### [THE EXERCISE]
Which lines below hold the word "this"? Copy all of them.

(Stored data entries)
+---+
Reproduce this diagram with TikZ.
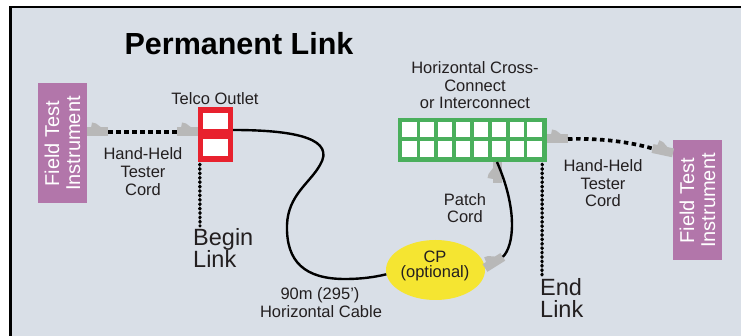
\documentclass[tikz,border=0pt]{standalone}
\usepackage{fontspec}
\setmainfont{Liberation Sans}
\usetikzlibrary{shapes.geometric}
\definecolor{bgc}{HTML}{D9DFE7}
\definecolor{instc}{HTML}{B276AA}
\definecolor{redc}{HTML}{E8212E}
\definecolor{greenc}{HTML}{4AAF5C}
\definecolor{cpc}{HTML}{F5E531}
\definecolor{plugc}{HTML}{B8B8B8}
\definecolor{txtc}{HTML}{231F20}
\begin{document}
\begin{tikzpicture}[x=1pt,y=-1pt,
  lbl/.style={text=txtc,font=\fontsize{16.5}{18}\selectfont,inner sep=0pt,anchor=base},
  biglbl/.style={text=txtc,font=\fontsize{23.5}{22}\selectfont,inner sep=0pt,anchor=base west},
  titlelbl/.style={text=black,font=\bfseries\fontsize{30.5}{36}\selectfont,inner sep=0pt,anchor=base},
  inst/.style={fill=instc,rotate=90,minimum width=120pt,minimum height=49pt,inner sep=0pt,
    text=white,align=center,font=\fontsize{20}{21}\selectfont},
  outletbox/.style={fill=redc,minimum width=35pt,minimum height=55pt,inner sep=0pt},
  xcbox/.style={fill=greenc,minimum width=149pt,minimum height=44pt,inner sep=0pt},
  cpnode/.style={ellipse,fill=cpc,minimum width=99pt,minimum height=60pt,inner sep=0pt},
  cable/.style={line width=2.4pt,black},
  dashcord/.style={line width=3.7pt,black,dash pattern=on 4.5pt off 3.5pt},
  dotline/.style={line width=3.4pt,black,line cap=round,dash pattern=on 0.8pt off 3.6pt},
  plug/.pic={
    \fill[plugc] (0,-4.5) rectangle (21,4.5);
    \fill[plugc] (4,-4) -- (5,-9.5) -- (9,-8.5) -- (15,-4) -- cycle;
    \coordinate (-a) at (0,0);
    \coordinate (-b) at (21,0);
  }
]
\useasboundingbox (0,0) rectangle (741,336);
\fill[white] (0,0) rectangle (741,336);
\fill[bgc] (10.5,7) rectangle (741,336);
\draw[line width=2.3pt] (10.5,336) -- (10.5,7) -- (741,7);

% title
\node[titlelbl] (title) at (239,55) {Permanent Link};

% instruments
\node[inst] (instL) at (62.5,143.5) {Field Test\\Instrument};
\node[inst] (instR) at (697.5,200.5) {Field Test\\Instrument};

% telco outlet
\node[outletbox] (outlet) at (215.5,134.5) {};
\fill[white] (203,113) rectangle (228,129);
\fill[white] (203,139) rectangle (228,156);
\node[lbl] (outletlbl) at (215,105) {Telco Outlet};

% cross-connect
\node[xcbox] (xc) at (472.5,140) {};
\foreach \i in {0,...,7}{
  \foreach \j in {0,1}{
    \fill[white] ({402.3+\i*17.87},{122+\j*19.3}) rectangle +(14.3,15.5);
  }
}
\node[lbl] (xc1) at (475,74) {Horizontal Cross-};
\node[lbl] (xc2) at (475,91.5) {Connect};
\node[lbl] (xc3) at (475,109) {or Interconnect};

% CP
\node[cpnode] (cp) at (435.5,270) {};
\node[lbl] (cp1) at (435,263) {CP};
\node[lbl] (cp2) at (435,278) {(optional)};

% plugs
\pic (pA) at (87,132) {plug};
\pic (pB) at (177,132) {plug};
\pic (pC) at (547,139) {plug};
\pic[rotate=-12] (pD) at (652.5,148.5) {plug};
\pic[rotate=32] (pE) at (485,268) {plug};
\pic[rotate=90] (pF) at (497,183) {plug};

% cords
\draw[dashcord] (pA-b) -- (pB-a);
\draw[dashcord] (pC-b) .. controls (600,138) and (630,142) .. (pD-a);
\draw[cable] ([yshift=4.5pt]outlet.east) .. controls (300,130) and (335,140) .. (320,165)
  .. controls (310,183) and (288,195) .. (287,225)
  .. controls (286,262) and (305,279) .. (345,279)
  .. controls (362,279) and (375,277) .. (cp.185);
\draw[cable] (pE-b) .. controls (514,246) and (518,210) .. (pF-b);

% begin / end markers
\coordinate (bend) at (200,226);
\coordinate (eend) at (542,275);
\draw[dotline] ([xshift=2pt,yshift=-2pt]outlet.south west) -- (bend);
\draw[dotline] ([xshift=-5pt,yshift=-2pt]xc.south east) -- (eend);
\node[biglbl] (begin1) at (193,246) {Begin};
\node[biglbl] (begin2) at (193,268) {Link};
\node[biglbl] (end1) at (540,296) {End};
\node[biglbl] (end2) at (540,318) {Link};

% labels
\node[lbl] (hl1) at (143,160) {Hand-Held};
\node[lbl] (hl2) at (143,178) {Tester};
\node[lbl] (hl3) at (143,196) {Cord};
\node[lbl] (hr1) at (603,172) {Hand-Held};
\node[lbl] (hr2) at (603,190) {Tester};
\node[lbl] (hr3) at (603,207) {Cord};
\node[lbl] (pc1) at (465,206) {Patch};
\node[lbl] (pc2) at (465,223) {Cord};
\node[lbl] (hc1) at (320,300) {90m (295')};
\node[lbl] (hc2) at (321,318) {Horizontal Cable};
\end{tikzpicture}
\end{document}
+---+
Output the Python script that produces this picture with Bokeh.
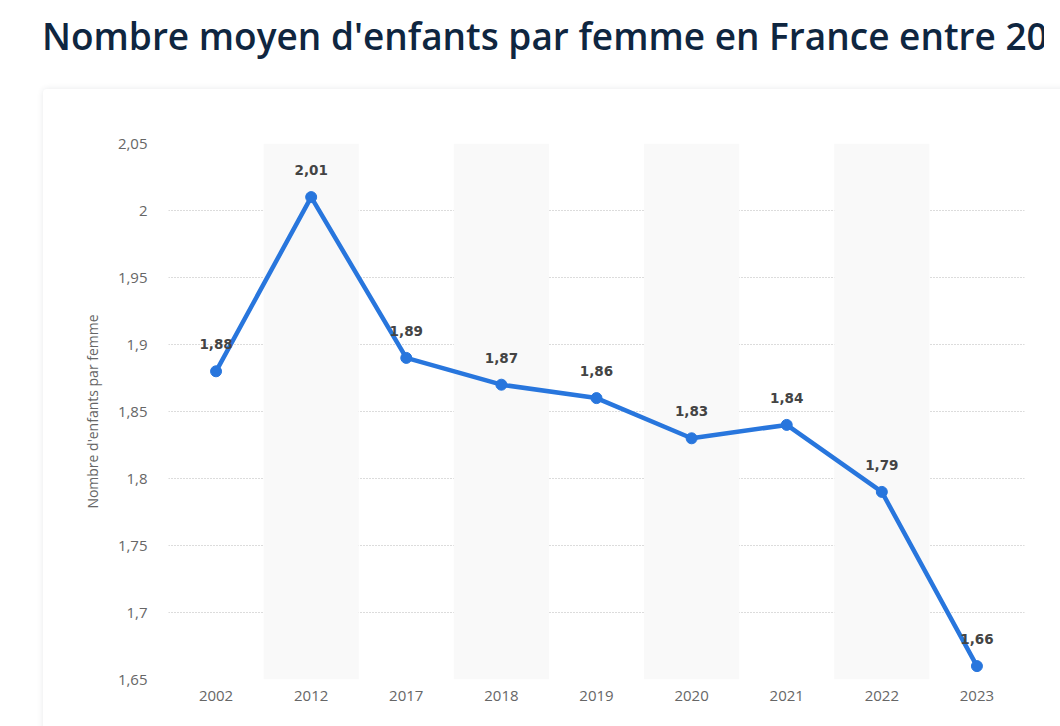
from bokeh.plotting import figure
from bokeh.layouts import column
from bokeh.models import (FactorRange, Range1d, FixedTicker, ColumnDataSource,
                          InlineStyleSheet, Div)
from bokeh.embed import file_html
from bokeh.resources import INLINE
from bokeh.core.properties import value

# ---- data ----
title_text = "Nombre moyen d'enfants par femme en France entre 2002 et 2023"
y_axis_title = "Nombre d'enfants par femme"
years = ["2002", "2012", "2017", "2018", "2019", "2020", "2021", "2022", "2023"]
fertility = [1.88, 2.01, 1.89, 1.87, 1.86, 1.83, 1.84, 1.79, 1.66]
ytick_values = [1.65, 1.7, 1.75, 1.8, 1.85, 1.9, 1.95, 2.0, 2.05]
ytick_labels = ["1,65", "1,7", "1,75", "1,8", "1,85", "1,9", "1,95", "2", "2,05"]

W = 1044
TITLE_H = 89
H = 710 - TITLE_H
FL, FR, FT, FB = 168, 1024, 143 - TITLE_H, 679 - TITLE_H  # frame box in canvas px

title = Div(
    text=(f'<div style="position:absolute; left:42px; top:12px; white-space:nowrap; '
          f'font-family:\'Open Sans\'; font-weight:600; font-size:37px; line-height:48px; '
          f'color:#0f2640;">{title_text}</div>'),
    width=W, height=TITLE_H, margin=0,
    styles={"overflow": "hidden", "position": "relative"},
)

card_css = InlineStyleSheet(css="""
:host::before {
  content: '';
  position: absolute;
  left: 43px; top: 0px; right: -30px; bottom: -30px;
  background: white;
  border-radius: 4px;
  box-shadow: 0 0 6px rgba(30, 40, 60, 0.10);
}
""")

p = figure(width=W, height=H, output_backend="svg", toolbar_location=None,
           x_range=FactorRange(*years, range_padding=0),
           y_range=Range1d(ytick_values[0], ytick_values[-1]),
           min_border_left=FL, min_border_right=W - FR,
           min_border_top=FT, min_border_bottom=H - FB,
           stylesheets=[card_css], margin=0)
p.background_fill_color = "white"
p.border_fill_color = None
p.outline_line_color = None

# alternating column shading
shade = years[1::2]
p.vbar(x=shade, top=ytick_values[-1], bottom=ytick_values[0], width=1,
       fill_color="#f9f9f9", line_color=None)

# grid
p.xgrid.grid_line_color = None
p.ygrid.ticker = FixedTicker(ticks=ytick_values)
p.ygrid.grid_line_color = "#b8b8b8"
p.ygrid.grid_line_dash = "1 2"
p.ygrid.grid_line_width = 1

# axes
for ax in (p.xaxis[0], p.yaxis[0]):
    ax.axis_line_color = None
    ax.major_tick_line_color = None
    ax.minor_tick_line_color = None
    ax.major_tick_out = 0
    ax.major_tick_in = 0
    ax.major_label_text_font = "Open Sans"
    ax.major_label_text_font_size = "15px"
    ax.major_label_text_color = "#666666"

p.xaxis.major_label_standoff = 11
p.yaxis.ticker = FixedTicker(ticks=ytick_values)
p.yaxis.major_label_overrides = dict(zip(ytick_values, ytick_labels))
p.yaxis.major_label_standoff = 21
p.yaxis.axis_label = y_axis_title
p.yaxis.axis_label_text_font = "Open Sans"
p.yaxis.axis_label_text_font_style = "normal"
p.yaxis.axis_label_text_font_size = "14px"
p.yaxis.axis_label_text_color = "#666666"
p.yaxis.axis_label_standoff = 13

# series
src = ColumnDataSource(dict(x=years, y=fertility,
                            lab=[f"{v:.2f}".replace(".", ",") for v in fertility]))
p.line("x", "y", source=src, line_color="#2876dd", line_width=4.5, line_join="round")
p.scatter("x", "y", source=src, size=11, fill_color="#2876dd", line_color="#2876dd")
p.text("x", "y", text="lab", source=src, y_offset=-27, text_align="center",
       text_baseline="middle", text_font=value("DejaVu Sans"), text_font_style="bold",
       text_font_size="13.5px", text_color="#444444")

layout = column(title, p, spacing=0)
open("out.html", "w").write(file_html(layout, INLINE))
+---+
### [COMPLETED TASK]
Reproduce this diagram with TikZ.
Output the Python script that produces this picture with Bokeh.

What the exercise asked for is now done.